Most respectfully and truly yours,

F BRINSMADE VAN KLEECK,
STEPHEN F HOLMES,
GEORGE W FERGUSON,
WILLIAM B BOLMER,
WILLIAM P. DOUGLASS, Committee.

REV. A. CLEVELAND COXE, D. D.


RECTORY, 64, EAST TWENTY-FIRST ST, July 1st, 1863

GENTLEMEN:--The sermon which you are pleased to request for publication was written with an earnest desire to aid you in the outset of life, by the counsels of Scripture, which are the wisdom of the Most High If you desire to read what you have heard, and to preserve it for future reference, I do not feel at liberty to withhold it, and it would gratify me to believe that in future years some of your class may look back to it as having suggested some views of duty, practically useful, which might otherwise have been overlooked.

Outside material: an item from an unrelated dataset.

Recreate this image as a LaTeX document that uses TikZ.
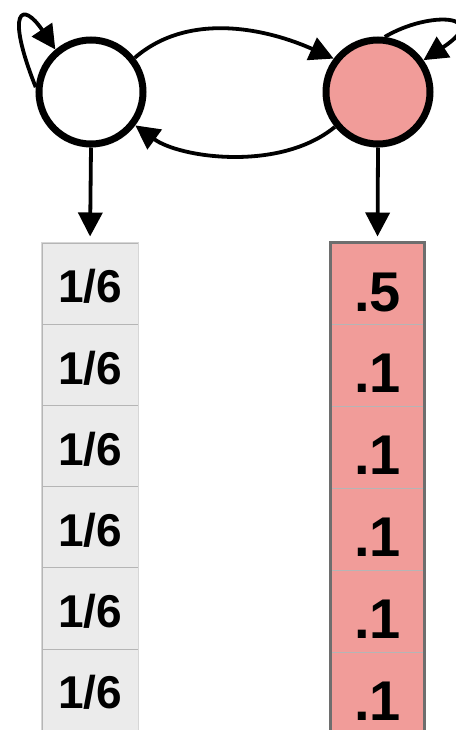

Accept my thanks for your courtesy and kindness in the expressions of your letter, and believe me, with renewed good wishes for your class,

Gentlemen, yours faithfully,

A CLEVELAND COXE

To MESSRS VAN KLEECK, HOLMES, &c, &c, Committee


ADVERTISEMENT.

While reading the proofs of the following Sermon, the Author is so impressed with the wonderful changes which have been wrought in the course of a single month, by the good Providence of God, that he must request the reader to bear in mind that the Sermon was preached at the moment when the darkest crisis of the war was regarded as reached by the invasion of Pennsylvania

WEST POINT, July 20, 1863.


Buy the Truth, and sell it not.

Prov. xxiii. 23.

THE completion by a considerable number of young men of their undergraduate course in this venerable college, is a matter of importance to the Republic and to the Church of GOD. I congratulate you, my young brethren, on the honourable distinctions you have won, and I rejoice that you are here, in the house of the Lord, to render your homage and thanksgivings to Him who has given you power to get knowledge, and with it, I trust, understanding and wisdom.

The occasion is festive and congratulatory, yet circumstances render it serious and earnest. It is your lot to begin life amid scenes to which, God grant, you may not become habituated. You are here in academic array, but your ranks are thinned by the absence of brothers who have suddenly dropped the toga for arms. Possibly this very hour is deciding the destinies of the nation. It is the crisis of conflict between lawless violence and the spirit of Law. Insubordination has well nigh triumphed over Magistracy. Passion threatens to gain the mastery over reason. Deep is your personal stake in the impending issue:

"Audiet pugnas, vitio parentum
Rara, juventus"

Whatever may be the immediate results, you cannot but feel that you have before you, a heavy share in them. You have no more to do with holidays. You are summoned to the task of Life. Nor, since things are so, should you regret that you are thus early called to look with solemnity and deep concern towards the future. It is [5/6] a fact that gives dignity to your outset as men. "It is good," says Holy Scripture, "it is good for a man that he bear the yoke in his youth."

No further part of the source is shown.